======== DATASET EXCERPT
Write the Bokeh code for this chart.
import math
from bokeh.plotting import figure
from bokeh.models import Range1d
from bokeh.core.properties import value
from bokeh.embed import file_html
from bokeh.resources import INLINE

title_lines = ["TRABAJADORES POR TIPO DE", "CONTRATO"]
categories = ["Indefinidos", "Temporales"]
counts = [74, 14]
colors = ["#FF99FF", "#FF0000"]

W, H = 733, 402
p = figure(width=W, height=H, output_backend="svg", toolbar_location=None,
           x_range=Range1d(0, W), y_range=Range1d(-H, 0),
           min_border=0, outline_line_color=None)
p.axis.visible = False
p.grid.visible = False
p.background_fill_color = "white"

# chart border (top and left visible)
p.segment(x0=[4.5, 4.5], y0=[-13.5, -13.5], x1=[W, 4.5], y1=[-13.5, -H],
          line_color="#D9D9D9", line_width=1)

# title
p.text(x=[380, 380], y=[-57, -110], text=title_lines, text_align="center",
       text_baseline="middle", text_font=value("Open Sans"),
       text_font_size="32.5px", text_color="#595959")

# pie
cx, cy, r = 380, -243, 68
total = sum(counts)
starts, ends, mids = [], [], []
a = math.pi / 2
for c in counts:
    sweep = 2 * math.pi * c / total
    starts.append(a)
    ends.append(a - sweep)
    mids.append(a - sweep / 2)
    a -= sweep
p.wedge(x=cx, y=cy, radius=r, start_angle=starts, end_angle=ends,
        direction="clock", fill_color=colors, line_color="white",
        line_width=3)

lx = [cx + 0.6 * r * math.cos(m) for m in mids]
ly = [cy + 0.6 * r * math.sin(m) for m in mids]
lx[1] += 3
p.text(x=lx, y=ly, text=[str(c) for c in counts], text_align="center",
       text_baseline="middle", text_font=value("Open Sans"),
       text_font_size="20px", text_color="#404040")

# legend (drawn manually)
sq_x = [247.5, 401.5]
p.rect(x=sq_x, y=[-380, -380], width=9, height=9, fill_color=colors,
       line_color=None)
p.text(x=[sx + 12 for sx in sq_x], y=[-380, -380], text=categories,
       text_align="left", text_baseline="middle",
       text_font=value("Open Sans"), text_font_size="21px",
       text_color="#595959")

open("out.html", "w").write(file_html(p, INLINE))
================
■ AIM OF THE EXERCISE
Each line above must be reproduced exactly as it stands.

■ FINISHED EXERCISE
Write the Bokeh code for this chart.
import math
from bokeh.plotting import figure
from bokeh.models import Range1d
from bokeh.core.properties import value
from bokeh.embed import file_html
from bokeh.resources import INLINE

title_lines = ["TRABAJADORES POR TIPO DE", "CONTRATO"]
categories = ["Indefinidos", "Temporales"]
counts = [74, 14]
colors = ["#FF99FF", "#FF0000"]

W, H = 733, 402
p = figure(width=W, height=H, output_backend="svg", toolbar_location=None,
           x_range=Range1d(0, W), y_range=Range1d(-H, 0),
           min_border=0, outline_line_color=None)
p.axis.visible = False
p.grid.visible = False
p.background_fill_color = "white"

# chart border (top and left visible)
p.segment(x0=[4.5, 4.5], y0=[-13.5, -13.5], x1=[W, 4.5], y1=[-13.5, -H],
          line_color="#D9D9D9", line_width=1)

# title
p.text(x=[380, 380], y=[-57, -110], text=title_lines, text_align="center",
       text_baseline="middle", text_font=value("Open Sans"),
       text_font_size="32.5px", text_color="#595959")

# pie
cx, cy, r = 380, -243, 68
total = sum(counts)
starts, ends, mids = [], [], []
a = math.pi / 2
for c in counts:
    sweep = 2 * math.pi * c / total
    starts.append(a)
    ends.append(a - sweep)
    mids.append(a - sweep / 2)
    a -= sweep
p.wedge(x=cx, y=cy, radius=r, start_angle=starts, end_angle=ends,
        direction="clock", fill_color=colors, line_color="white",
        line_width=3)

lx = [cx + 0.6 * r * math.cos(m) for m in mids]
ly = [cy + 0.6 * r * math.sin(m) for m in mids]
lx[1] += 3
p.text(x=lx, y=ly, text=[str(c) for c in counts], text_align="center",
       text_baseline="middle", text_font=value("Open Sans"),
       text_font_size="20px", text_color="#404040")

# legend (drawn manually)
sq_x = [247.5, 401.5]
p.rect(x=sq_x, y=[-380, -380], width=9, height=9, fill_color=colors,
       line_color=None)
p.text(x=[sx + 12 for sx in sq_x], y=[-380, -380], text=categories,
       text_align="left", text_baseline="middle",
       text_font=value("Open Sans"), text_font_size="21px",
       text_color="#595959")

open("out.html", "w").write(file_html(p, INLINE))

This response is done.